What the Packers can do at center if things don’t get resolved with Elgton Jenkins before the regular season gets closer

   

What the Packers can do at center if things don’t get resolved with Elgton Jenkins before the regular season gets closer

Training camp is right around the corner, and the Green Bay Packers haven't found a resolution with the contract of offensive lineman Elgton Jenkins.

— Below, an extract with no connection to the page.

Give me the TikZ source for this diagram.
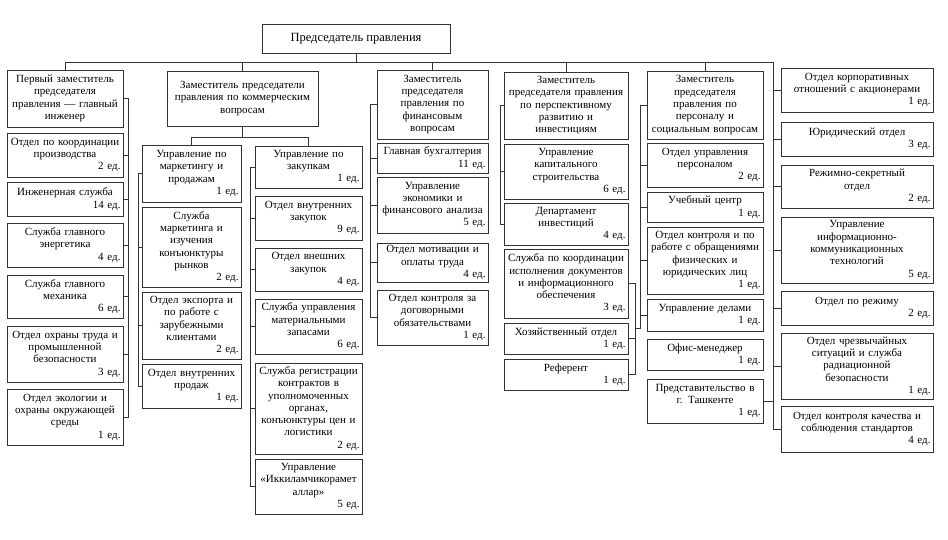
\documentclass[tikz,border=0pt]{standalone}
\usepackage{fontspec}
\setmainfont{Liberation Serif}
\usetikzlibrary{positioning}

\newcommand{\ed}[1]{\\\makebox[\hsize][r]{#1 ед.}}

\begin{document}
\begin{tikzpicture}[
    x=1pt, y=-1pt,
    line width=0.7pt,
    box/.style={
		rectangle,
		draw=black!80,
		align=center,
		inner xsep=2.5pt,
		inner ysep=1pt,
		font=\fontsize{11}{12.3}\selectfont,
		fill=white
	},
	head/.style={
		box,
		minimum width=188pt,
		minimum height=29pt,
		font=\fontsize{12.5}{14}\selectfont
	},
	wfirst/.style={text width=111pt},
	wcom/.style={text width=146pt},
	wmark/.style={text width=94pt},
	wbuy/.style={text width=102pt},
	wfin/.style={text width=106pt},
	wdev/.style={text width=119pt},
	wstaff/.style={text width=111pt},
	wright/.style={text width=147pt},
	link/.style={draw=black!80, line width=0.7pt}
  ]

\useasboundingbox (0,0) rectangle (948,540);

 \node [head] (chair) at (356,38.5) {Председатель правления};

% // first deputy column
 \node [box, wfirst, minimum height=57pt] (eng0) at (65,98.5)
 {Первый заместитель\\председателя\\правления — главный\\инженер};
 \node [box, wfirst, minimum height=44pt] (eng1) at (65,155)
 {Отдел по координации\\производства\ed{2}};
 \node [box, wfirst, minimum height=34pt] (eng2) at (65,199)
 {Инженерная служба\ed{14}};
 \node [box, wfirst, minimum height=44pt] (eng3) at (65,245)
 {Служба главного\\энергетика\ed{4}};
 \node [box, wfirst, minimum height=43pt] (eng4) at (65,296.5)
 {Служба главного\\механика\ed{6}};
 \node [box, wfirst, minimum height=56pt] (eng5) at (65,354)
 {Отдел охраны труда и\\промышленной\\безопасности\ed{3}};
 \node [box, wfirst, minimum height=56pt] (eng6) at (65,417)
 {Отдел экологии и\\охраны окружающей\\среды\ed{1}};

% // commercial deputy
 \node [box, wcom, minimum height=55pt] (com0) at (242.5,98.5)
 {Заместитель председатели\\правления по коммерческим\\вопросам};

 \node [box, wmark, minimum height=57pt] (mark1) at (191.5,173.5)
 {Управление по\\маркетингу и\\продажам\ed{1}};
 \node [box, wmark, minimum height=80pt] (mark2) at (191.5,247)
 {Служба\\маркетинга и\\изучения\\конъюнктуры\\рынков\ed{2}};
 \node [box, wmark, minimum height=67pt] (mark3) at (191.5,325.5)
 {Отдел экспорта и\\по работе с\\зарубежными\\клиентами\ed{2}};
 \node [box, wmark, minimum height=44pt] (mark4) at (191.5,386)
 {Отдел внутренних\\продаж\ed{1}};

 \node [box, wbuy, minimum height=42pt] (buy1) at (308.5,167)
 {Управление по\\закупкам\ed{1}};
 \node [box, wbuy, minimum height=44pt] (buy2) at (308.5,218)
 {Отдел внутренних\\закупок\ed{9}};
 \node [box, wbuy, minimum height=43pt] (buy3) at (308.5,269.5)
 {Отдел внешних\\закупок\ed{4}};
 \node [box, wbuy, minimum height=55pt] (buy4) at (308.5,326.5)
 {Служба управления\\материальными\\запасами\ed{6}};
 \node [box, wbuy, minimum height=91pt] (buy5) at (308.5,408.5)
 {Служба регистрации\\контрактов в\\уполномоченных\\органах,\\конъюнктуры цен и\\логистики\ed{2}};
 \node [box, wbuy, minimum height=55pt] (buy6) at (308.5,486.5)
 {Управление\\«Иккиламчикорамет\\аллар»\ed{5}};

% // finance deputy
 \node [box, wfin, minimum height=69pt] (fin0) at (432.5,104.5)
 {Заместитель\\председателя\\правления по\\финансовым\\вопросам};
 \node [box, wfin, minimum height=30pt] (fin1) at (432.5,158)
 {Главная бухгалтерия\ed{11}};
 \node [box, wfin, minimum height=56pt] (fin2) at (432.5,205)
 {Управление\\экономики и\\финансового анализа\ed{5}};
 \node [box, wfin, minimum height=39pt] (fin3) at (432.5,262.5)
 {Отдел мотивации и\\оплаты труда\ed{4}};
 \node [box, wfin, minimum height=55pt] (fin4) at (432.5,317.5)
 {Отдел контроля за\\договорными\\обязательствами\ed{1}};

% // development deputy
 \node [box, wdev, minimum height=67pt] (dev0) at (566,105.5)
 {Заместитель\\председателя правления\\по перспективному\\развитию и\\инвестициям};
 \node [box, wdev, minimum height=55pt] (dev1) at (566,171.5)
 {Управление\\капитального\\строительства\ed{6}};
 \node [box, wdev, minimum height=42pt] (dev2) at (566,224)
 {Департамент\\инвестиций\ed{4}};
 \node [box, wdev, minimum height=69pt] (dev3) at (566,283.5)
 {Служба по координации\\исполнения документов\\и информационного\\обеспечения\ed{3}};
 \node [box, wdev, minimum height=31pt] (dev4) at (566,338.5)
 {Хозяйственный отдел\ed{1}};
 \node [box, wdev, minimum height=31pt] (dev5) at (566,374.5)
 {Референт\ed{1}};

% // staff deputy
 \node [box, wstaff, minimum height=68pt] (staff0) at (705,105)
 {Заместитель\\председателя\\правления по\\персоналу и\\социальным вопросам};
 \node [box, wstaff, minimum height=44pt] (staff1) at (705,165)
 {Отдел управления\\персоналом\ed{2}};
 \node [box, wstaff, minimum height=30pt] (staff2) at (705,207)
 {Учебный центр\ed{1}};
 \node [box, wstaff, minimum height=67pt] (staff3) at (705,260.5)
 {Отдел контроля и по\\работе с обращениями\\физических и\\юридических лиц\ed{1}};
 \node [box, wstaff, minimum height=32pt] (staff4) at (705,315)
 {Управление делами\ed{1}};
 \node [box, wstaff, minimum height=31pt] (staff5) at (705,354.5)
 {Офис-менеджер\ed{1}};
 \node [box, wstaff, minimum height=44pt] (staff6) at (705,401)
 {Представительство в\\г. Ташкенте\ed{1}};

% // direct units
 \node [box, wright, minimum height=44pt] (dir1) at (857,90)
 {Отдел корпоративных\\отношений с акционерами\ed{1}};
 \node [box, wright, minimum height=34pt] (dir2) at (857,139)
 {Юридический отдел\ed{3}};
 \node [box, wright, minimum height=43pt] (dir3) at (857,186.5)
 {Режимно-секретный\\отдел\ed{2}};
 \node [box, wright, minimum height=66pt] (dir4) at (857,250)
 {Управление\\информационно-\\коммуникационных\\технологий\ed{5}};
 \node [box, wright, minimum height=34pt] (dir5) at (857,308)
 {Отдел по режиму\ed{2}};
 \node [box, wright, minimum height=66pt] (dir6) at (857,366)
 {Отдел чрезвычайных\\ситуаций и служба\\радиационной\\безопасности\ed{1}};
 \node [box, wright, minimum height=46pt] (dir7) at (857,429)
 {Отдел контроля качества и\\соблюдения стандартов\ed{4}};

% spines
 \coordinate (bus) at (0,62);
 \coordinate (sfirst) at (128,0);
 \coordinate (scom) at (0,137);
 \coordinate (smark) at (138,0);
 \coordinate (sbuy) at (250,0);
 \coordinate (sfin) at (370,0);
 \coordinate (sdev) at (500,0);
 \coordinate (sdevr) at (635,0);
 \coordinate (sstaff) at (640,0);
 \coordinate (sjoin) at (0,328);
 \coordinate (sdir) at (773,0);

% // top bus
 \draw [link] (chair.south) -- (chair.south |- bus);
 \draw [link] (eng0.north |- bus) -- (sdir |- bus) -- (dir7.west -| sdir) -- (dir7.west);
 \draw [link] (eng0.north |- bus) -- (eng0.north);
 \draw [link] (com0.north |- bus) -- (com0.north);
 \draw [link] (fin0.north |- bus) -- (fin0.north);
 \draw [link] (dev0.north |- bus) -- (dev0.north);
 \draw [link] (staff0.north |- bus) -- (staff0.north);

% // first deputy
 \draw [link] (eng0.east) -- (eng0.east -| sfirst) -- (eng6.east -| sfirst) -- (eng6.east);
 \draw [link] (eng1.east) -- (eng1.east -| sfirst);
 \draw [link] (eng2.east) -- (eng2.east -| sfirst);
 \draw [link] (eng3.east) -- (eng3.east -| sfirst);
 \draw [link] (eng4.east) -- (eng4.east -| sfirst);
 \draw [link] (eng5.east) -- (eng5.east -| sfirst);

% // commercial
 \draw [link] (com0.south) -- (com0.south |- scom);
 \draw [link] (mark1.north |- scom) -- (buy1.north |- scom);
 \draw [link] (mark1.north |- scom) -- (mark1.north);
 \draw [link] (buy1.north |- scom) -- (buy1.north);
 \draw [link] (mark1.west) -- (mark1.west -| smark) -- (mark4.west -| smark) -- (mark4.west);
 \draw [link] (mark2.west) -- (mark2.west -| smark);
 \draw [link] (mark3.west) -- (mark3.west -| smark);
 \draw [link] (buy1.west) -- (buy1.west -| sbuy) -- (buy6.west -| sbuy) -- (buy6.west);
 \draw [link] (buy2.west) -- (buy2.west -| sbuy);
 \draw [link] (buy3.west) -- (buy3.west -| sbuy);
 \draw [link] (buy4.west) -- (buy4.west -| sbuy);
 \draw [link] (buy5.west) -- (buy5.west -| sbuy);

% // finance
 \draw [link] (fin0.west) -- (fin0.west -| sfin) -- (fin4.west -| sfin) -- (fin4.west);
 \draw [link] (fin1.west) -- (fin1.west -| sfin);
 \draw [link] (fin2.west) -- (fin2.west -| sfin);
 \draw [link] (fin3.west) -- (fin3.west -| sfin);

% // development
 \draw [link] (dev0.west) -- (dev0.west -| sdev) -- (dev2.west -| sdev) -- (dev2.west);
 \draw [link] (dev1.west) -- (dev1.west -| sdev);
 \draw [link] (dev3.east) -- (dev3.east -| sdevr) -- (dev5.east -| sdevr) -- (dev5.east);
 \draw [link] (dev4.east) -- (dev4.east -| sdevr);

% // staff
 \draw [link] (staff0.west) -- (staff0.west -| sstaff) -- (sjoin -| sstaff) -- (sjoin -| sdevr);
 \draw [link] (staff1.west) -- (staff1.west -| sstaff);
 \draw [link] (staff2.west) -- (staff2.west -| sstaff);
 \draw [link] (staff3.west) -- (staff3.west -| sstaff);
 \draw [link] (staff4.west) -- (staff4.west -| sstaff);
 \draw [link] (staff6.east) -- (staff6.east -| sdir);

% // direct units
 \draw [link] (dir1.west -| sdir) -- (dir1.west);
 \draw [link] (dir2.west -| sdir) -- (dir2.west);
 \draw [link] (dir3.west -| sdir) -- (dir3.west);
 \draw [link] (dir4.west -| sdir) -- (dir4.west);
 \draw [link] (dir5.west -| sdir) -- (dir5.west);
 \draw [link] (dir6.west -| sdir) -- (dir6.west);

\end{tikzpicture}
\end{document}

Before fully moving from left guard to center, the former second-round pick wants an adjusted version of his deal, but the Packers are not inclined to give him an extension with two years left on the current pact.

While there are contract tools to make the deal player-friendlier without extending it, and training camp fines would be tough for Jenkins to handle, the situation lingers—and the player will start camp on the non-football injury list due to an undisclosed injury.

If the Packers have to start practice without a deal in place with Jenkins, what would they do at center? There are few options on the roster.

The natural option

Throughout the offseason program, including OTAs and mandatory minicamp, Elgton Jenkins was out or held in. So the Packers went with Jacob Monk at center with the ones most of the time. A fifth-round draft pick last year, Monk is a natural center and played most of his snaps there at Duke—even though he also had plenty of experience at right guard.

Last season, it was mostly a redshirt year for Monk. He participated in 10 games, but only on special teams, and had zero offensive snaps. Down the stretch, even when the Packers had serious issues on the interior of the offensive line depth, tackles Kadeem Telfort and Travis Glover played inside over Monk.

However, it looks like things changed a little bit this year. He took first-team reps and seems to be the favorite early on if Jenkins can't be on the field.

"He's done a nice job. I can tell you he's a lot more comfortable and confident in terms of going out there and knowing what to do," head coach Matt LaFleur said. "For him, it's just going to come down to those live reps."

Moving pieces around

No, Zach Tom is not moving from right tackle to center—especially after getting $22 million a year, $4 million more on yearly average than the highest-paid center in the NFL, Kansas City Chiefs' Creed Humphrey. If the Packers can't have their former left guard playing center, moving their starting right guard is a realistic option.

Sean Rhyan played four snaps at center in the regular season and five in the playoffs last year, and he had reps this offseason too—during OTAs, there was some sort of rotation between Rhyan and Monk from center to right guard.

Even though Rhyan had no college experience at center, because he was primarily a left tackle at UCLA, he has enough reps and knowledge of the system to move around as an interior offensive lineman.

By doing that, the Packers would probably have to adjust the entire offensive line battle. Instead of allowing former first-round pick Jordan Morgan to fight for the left tackle job, the team would likely have to move him to right guard—the position he played as a rookie. A starting five with Rasheed Walker, Aaron Banks, Sena Rhyan, Jordan Morgan, and Zach Tom is fairly good.

Experienced option

Beyond Elgton Jenkins, the player with most NFL snaps at center on the roster is Trey Hill. He spent his first four NFL seasons with the Cincinnati Bengals, playing 160 snaps at center and 57 at right guard. He was decent in pass protection, but underwhelming in run blocking. The problem is that most of his snaps came as a rookie back in 2021. Last year, he was on the practice squad.

Back in January, the Packers gave him a future deal, so he's now on the 90-man roster. It's probably not the ideal option based on what Green Bay tends to do, but an experienced alternative is valid at this point of the calendar.